* Request: Please retype the records below exactly, leaving out any pictures.

----------

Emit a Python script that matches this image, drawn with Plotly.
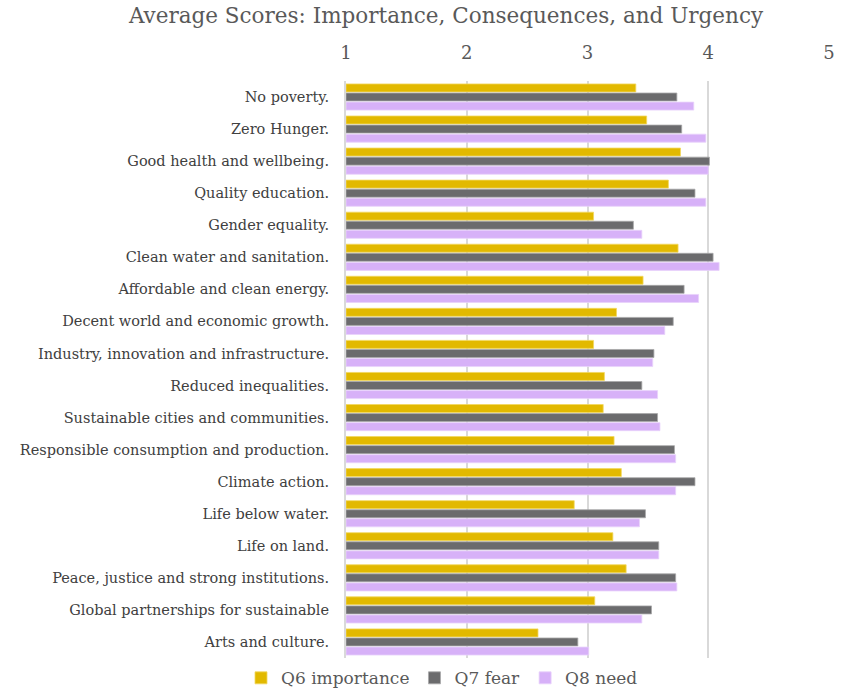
import plotly.graph_objects as go

categories = [
    "No poverty.", "Zero Hunger.", "Good health and wellbeing.", "Quality education.",
    "Gender equality.", "Clean water and sanitation.", "Affordable and clean energy.",
    "Decent world and economic growth.", "Industry, innovation and infrastructure.",
    "Reduced inequalities.", "Sustainable cities and communities.",
    "Responsible consumption and production.", "Climate action.", "Life below water.",
    "Life on land.", "Peace, justice and strong institutions.",
    "Global partnerships for sustainable", "Arts and culture.",
]
q6_importance = [3.40, 3.49, 3.77, 3.67, 3.05, 3.75, 3.46, 3.24, 3.05, 3.14, 3.13, 3.22, 3.28, 2.89, 3.21, 3.32, 3.06, 2.59]
q7_fear =       [3.74, 3.78, 4.01, 3.89, 3.38, 4.04, 3.80, 3.71, 3.55, 3.45, 3.58, 3.72, 3.89, 3.48, 3.59, 3.73, 3.53, 2.92]
q8_need =       [3.88, 3.98, 4.00, 3.98, 3.45, 4.09, 3.92, 3.64, 3.54, 3.58, 3.60, 3.73, 3.73, 3.43, 3.59, 3.74, 3.45, 3.01]
x_ticks = [1, 2, 3, 4, 5]

FONT = "DejaVu Serif"
fig = go.Figure()
series = [
    ("Q6 importance", q6_importance, "#E2B900", "#F2D860"),
    ("Q7 fear", q7_fear, "#6B6B6D", "#A8A8AA"),
    ("Q8 need", q8_need, "#D7B1F8", "#E8D2FB"),
]
for name, vals, col, edge in series:
    fig.add_trace(go.Bar(
        y=categories, x=[v - 1 for v in vals], base=1, name=name, orientation="h",
        marker=dict(color=col, line=dict(color=edge, width=0.8)),
    ))

fig.update_layout(
    width=842, height=689,
    barmode="group", bargap=0.15, bargroupgap=0.12,
    plot_bgcolor="white", paper_bgcolor="white",
    margin=dict(l=346, r=13, t=81, b=31, autoexpand=False),
    title=dict(text="Average Scores: Importance, Consequences, and Urgency",
               x=446/842, xanchor="center", y=1-15/689, yanchor="middle",
               font=dict(family=FONT, size=21.5, color="#595959")),
    font=dict(family=FONT, color="#595959"),
    showlegend=True,
    legend=dict(orientation="h", x=442/842, xanchor="center", xref="container",
                y=-0.004, yanchor="top", font=dict(family=FONT, size=17, color="#595959"),
                itemwidth=30, traceorder="normal", tracegroupgap=0),
)
fig.update_xaxes(
    side="top", range=[1, 5], tickvals=x_ticks, ticktext=[str(t) for t in x_ticks],
    showgrid=True, gridcolor="#D9D9D9", gridwidth=2, zeroline=False,
    ticks="outside", ticklen=14, tickcolor="rgba(0,0,0,0)",
    tickfont=dict(family=FONT, size=18, color="#595959"),
    showline=False,
)
fig.update_yaxes(
    autorange="reversed", categoryorder="array", categoryarray=categories,
    tickfont=dict(family=FONT, size=14.5, color="#404040"),
    ticks="outside", ticklen=12, tickcolor="rgba(0,0,0,0)",
    showline=True, linecolor="#D9D9D9", linewidth=2, showgrid=False,
)
fig.write_html("out.html")
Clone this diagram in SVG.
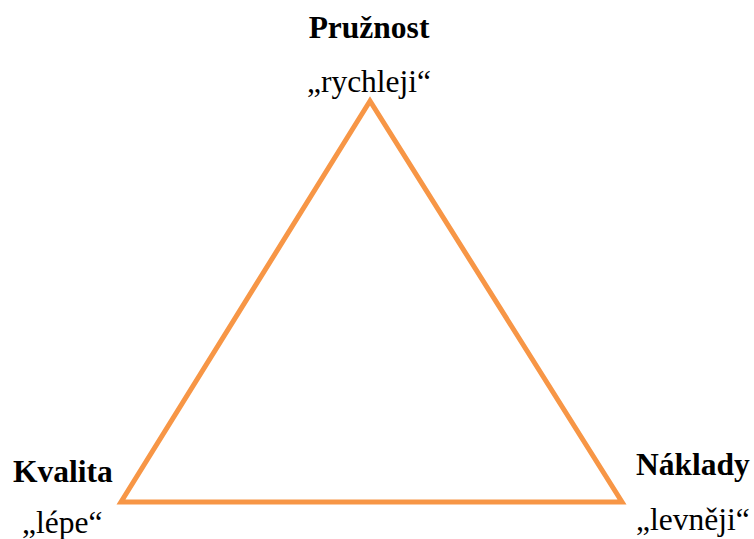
<svg xmlns="http://www.w3.org/2000/svg" width="754" height="539" viewBox="0 0 754 539">
<style>
.t{font-family:"Liberation Serif","Times New Roman",serif;font-size:31.5px;fill:#000}
.b{font-weight:bold}
</style>
<rect width="754" height="539" fill="#fff"/>
<g id="connectors">
<polygon points="370,101 121,502 622,502" fill="none" stroke="#F79646" stroke-width="5" stroke-linejoin="miter"/>
</g>
<g id="pruznost">
<text class="t b" x="369" y="38" text-anchor="middle">Pružnost</text>
<text class="t" x="369" y="92" text-anchor="middle">„rychleji“</text>
</g>
<g id="kvalita">
<text class="t b" x="13" y="482">Kvalita</text>
<text class="t" x="22" y="533">„lépe“</text>
</g>
<g id="naklady">
<text class="t b" x="636" y="475">Náklady</text>
<text class="t" x="636" y="530">„levněji“</text>
</g>
</svg>
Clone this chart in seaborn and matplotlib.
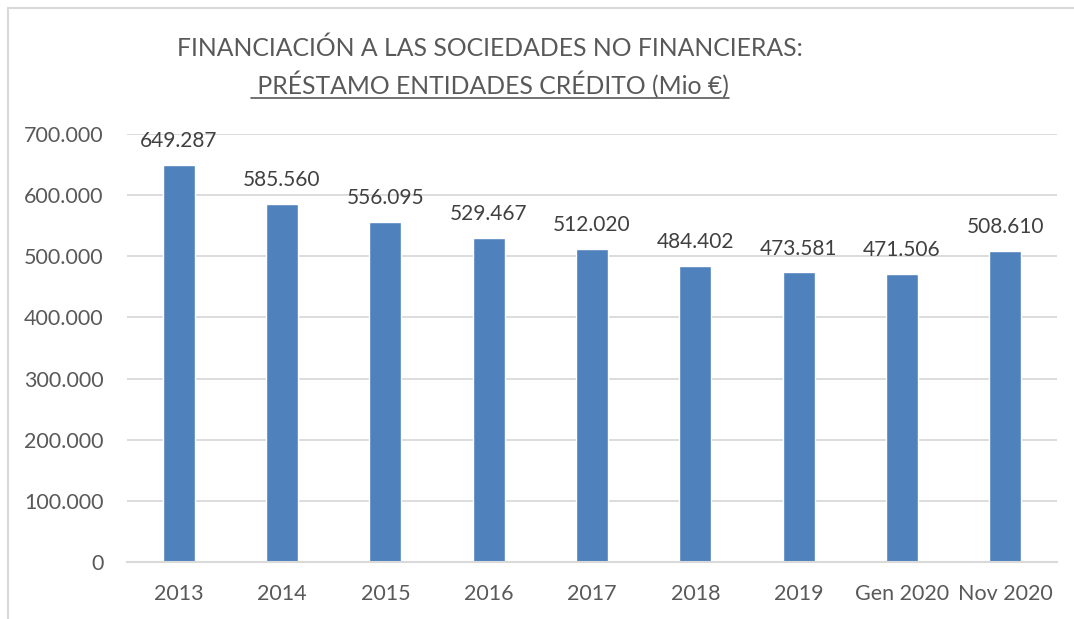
import matplotlib
matplotlib.use("Agg")
import matplotlib.pyplot as plt
import seaborn as sns
from matplotlib.lines import Line2D

categories = ["2013", "2014", "2015", "2016", "2017", "2018", "2019", "Gen 2020", "Nov 2020"]
values = [649287, 585560, 556095, 529467, 512020, 484402, 473581, 471506, 508610]
yticks = [0, 100000, 200000, 300000, 400000, 500000, 600000, 700000]

def fmt(v):
    return f"{int(v):,}".replace(",", ".")

sns.set_theme(style="white")
plt.rcParams['font.family'] = ['Lato', 'DejaVu Sans']

fig = plt.figure(figsize=(10.74, 6.19), dpi=100)
ax = fig.add_axes([127/1074, 1-562/619, (1057-127)/1074, (562-134)/619])

BAR = "#4F81BD"
TXT = "#595959"
GRID = "#D9D9D9"

sns.barplot(x=categories, y=values, color=BAR, width=0.31, ax=ax, saturation=1)
ax.set_ylim(0, 700000)
ax.set_xlim(-0.5, len(categories) - 0.5)
ax.set_yticks(yticks)
ax.set_yticklabels([fmt(t) for t in yticks])
ax.yaxis.grid(True, color=GRID, linewidth=1.3)
ax.set_axisbelow(True)
for s in ["top", "right", "left"]:
    ax.spines[s].set_visible(False)
ax.spines["bottom"].set_color(GRID)
ax.spines["bottom"].set_linewidth(1.5)
ax.tick_params(axis="both", length=0, labelsize=15.5, colors=TXT)
ax.tick_params(axis="y", pad=17)
ax.tick_params(axis="x", pad=16)
ax.set_xlabel("")
ax.set_ylabel("")

for c in ax.containers:
    ax.bar_label(c, labels=[fmt(v) for v in values], padding=10, fontsize=15, color="#404040")

fig.text(490/1074, 1-48/619, "FINANCIACIÓN A LAS SOCIEDADES NO FINANCIERAS:", ha="center", va="center",
         fontsize=17.8, color=TXT)
t2 = fig.text(490/1074, 1-85/619, " PRÉSTAMO ENTIDADES CRÉDITO (Mio €)", ha="center", va="center",
              fontsize=17.8, color=TXT)

fig.canvas.draw()
bb = t2.get_window_extent().transformed(fig.transFigure.inverted())
fig.add_artist(Line2D([bb.x0, bb.x1], [1-98/619, 1-98/619], transform=fig.transFigure,
                      color=TXT, linewidth=1.2))

# outer frame (light grey)
fig.add_artist(Line2D([8/1074, 8/1074], [0, 1-8/619], transform=fig.transFigure, color="#D9D9D9", linewidth=1.5))
fig.add_artist(Line2D([8/1074, 1], [1-8/619, 1-8/619], transform=fig.transFigure, color="#D9D9D9", linewidth=1.5))

fig.savefig("out.png", dpi=100)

----------

* Response below:
Emit a Python script that matches this image, drawn with Plotly.
import plotly.graph_objects as go

categories = [
    "No poverty.", "Zero Hunger.", "Good health and wellbeing.", "Quality education.",
    "Gender equality.", "Clean water and sanitation.", "Affordable and clean energy.",
    "Decent world and economic growth.", "Industry, innovation and infrastructure.",
    "Reduced inequalities.", "Sustainable cities and communities.",
    "Responsible consumption and production.", "Climate action.", "Life below water.",
    "Life on land.", "Peace, justice and strong institutions.",
    "Global partnerships for sustainable", "Arts and culture.",
]
q6_importance = [3.40, 3.49, 3.77, 3.67, 3.05, 3.75, 3.46, 3.24, 3.05, 3.14, 3.13, 3.22, 3.28, 2.89, 3.21, 3.32, 3.06, 2.59]
q7_fear =       [3.74, 3.78, 4.01, 3.89, 3.38, 4.04, 3.80, 3.71, 3.55, 3.45, 3.58, 3.72, 3.89, 3.48, 3.59, 3.73, 3.53, 2.92]
q8_need =       [3.88, 3.98, 4.00, 3.98, 3.45, 4.09, 3.92, 3.64, 3.54, 3.58, 3.60, 3.73, 3.73, 3.43, 3.59, 3.74, 3.45, 3.01]
x_ticks = [1, 2, 3, 4, 5]

FONT = "DejaVu Serif"
fig = go.Figure()
series = [
    ("Q6 importance", q6_importance, "#E2B900", "#F2D860"),
    ("Q7 fear", q7_fear, "#6B6B6D", "#A8A8AA"),
    ("Q8 need", q8_need, "#D7B1F8", "#E8D2FB"),
]
for name, vals, col, edge in series:
    fig.add_trace(go.Bar(
        y=categories, x=[v - 1 for v in vals], base=1, name=name, orientation="h",
        marker=dict(color=col, line=dict(color=edge, width=0.8)),
    ))

fig.update_layout(
    width=842, height=689,
    barmode="group", bargap=0.15, bargroupgap=0.12,
    plot_bgcolor="white", paper_bgcolor="white",
    margin=dict(l=346, r=13, t=81, b=31, autoexpand=False),
    title=dict(text="Average Scores: Importance, Consequences, and Urgency",
               x=446/842, xanchor="center", y=1-15/689, yanchor="middle",
               font=dict(family=FONT, size=21.5, color="#595959")),
    font=dict(family=FONT, color="#595959"),
    showlegend=True,
    legend=dict(orientation="h", x=442/842, xanchor="center", xref="container",
                y=-0.004, yanchor="top", font=dict(family=FONT, size=17, color="#595959"),
                itemwidth=30, traceorder="normal", tracegroupgap=0),
)
fig.update_xaxes(
    side="top", range=[1, 5], tickvals=x_ticks, ticktext=[str(t) for t in x_ticks],
    showgrid=True, gridcolor="#D9D9D9", gridwidth=2, zeroline=False,
    ticks="outside", ticklen=14, tickcolor="rgba(0,0,0,0)",
    tickfont=dict(family=FONT, size=18, color="#595959"),
    showline=False,
)
fig.update_yaxes(
    autorange="reversed", categoryorder="array", categoryarray=categories,
    tickfont=dict(family=FONT, size=14.5, color="#404040"),
    ticks="outside", ticklen=12, tickcolor="rgba(0,0,0,0)",
    showline=True, linecolor="#D9D9D9", linewidth=2, showgrid=False,
)
fig.write_html("out.html")
Clone this diagram in SVG.
<svg xmlns="http://www.w3.org/2000/svg" width="754" height="539" viewBox="0 0 754 539">
<style>
.t{font-family:"Liberation Serif","Times New Roman",serif;font-size:31.5px;fill:#000}
.b{font-weight:bold}
</style>
<rect width="754" height="539" fill="#fff"/>
<g id="connectors">
<polygon points="370,101 121,502 622,502" fill="none" stroke="#F79646" stroke-width="5" stroke-linejoin="miter"/>
</g>
<g id="pruznost">
<text class="t b" x="369" y="38" text-anchor="middle">Pružnost</text>
<text class="t" x="369" y="92" text-anchor="middle">„rychleji“</text>
</g>
<g id="kvalita">
<text class="t b" x="13" y="482">Kvalita</text>
<text class="t" x="22" y="533">„lépe“</text>
</g>
<g id="naklady">
<text class="t b" x="636" y="475">Náklady</text>
<text class="t" x="636" y="530">„levněji“</text>
</g>
</svg>
Clone this chart in seaborn and matplotlib.
import matplotlib
matplotlib.use("Agg")
import matplotlib.pyplot as plt
import seaborn as sns
from matplotlib.lines import Line2D

categories = ["2013", "2014", "2015", "2016", "2017", "2018", "2019", "Gen 2020", "Nov 2020"]
values = [649287, 585560, 556095, 529467, 512020, 484402, 473581, 471506, 508610]
yticks = [0, 100000, 200000, 300000, 400000, 500000, 600000, 700000]

def fmt(v):
    return f"{int(v):,}".replace(",", ".")

sns.set_theme(style="white")
plt.rcParams['font.family'] = ['Lato', 'DejaVu Sans']

fig = plt.figure(figsize=(10.74, 6.19), dpi=100)
ax = fig.add_axes([127/1074, 1-562/619, (1057-127)/1074, (562-134)/619])

BAR = "#4F81BD"
TXT = "#595959"
GRID = "#D9D9D9"

sns.barplot(x=categories, y=values, color=BAR, width=0.31, ax=ax, saturation=1)
ax.set_ylim(0, 700000)
ax.set_xlim(-0.5, len(categories) - 0.5)
ax.set_yticks(yticks)
ax.set_yticklabels([fmt(t) for t in yticks])
ax.yaxis.grid(True, color=GRID, linewidth=1.3)
ax.set_axisbelow(True)
for s in ["top", "right", "left"]:
    ax.spines[s].set_visible(False)
ax.spines["bottom"].set_color(GRID)
ax.spines["bottom"].set_linewidth(1.5)
ax.tick_params(axis="both", length=0, labelsize=15.5, colors=TXT)
ax.tick_params(axis="y", pad=17)
ax.tick_params(axis="x", pad=16)
ax.set_xlabel("")
ax.set_ylabel("")

for c in ax.containers:
    ax.bar_label(c, labels=[fmt(v) for v in values], padding=10, fontsize=15, color="#404040")

fig.text(490/1074, 1-48/619, "FINANCIACIÓN A LAS SOCIEDADES NO FINANCIERAS:", ha="center", va="center",
         fontsize=17.8, color=TXT)
t2 = fig.text(490/1074, 1-85/619, " PRÉSTAMO ENTIDADES CRÉDITO (Mio €)", ha="center", va="center",
              fontsize=17.8, color=TXT)

fig.canvas.draw()
bb = t2.get_window_extent().transformed(fig.transFigure.inverted())
fig.add_artist(Line2D([bb.x0, bb.x1], [1-98/619, 1-98/619], transform=fig.transFigure,
                      color=TXT, linewidth=1.2))

# outer frame (light grey)
fig.add_artist(Line2D([8/1074, 8/1074], [0, 1-8/619], transform=fig.transFigure, color="#D9D9D9", linewidth=1.5))
fig.add_artist(Line2D([8/1074, 1], [1-8/619, 1-8/619], transform=fig.transFigure, color="#D9D9D9", linewidth=1.5))

fig.savefig("out.png", dpi=100)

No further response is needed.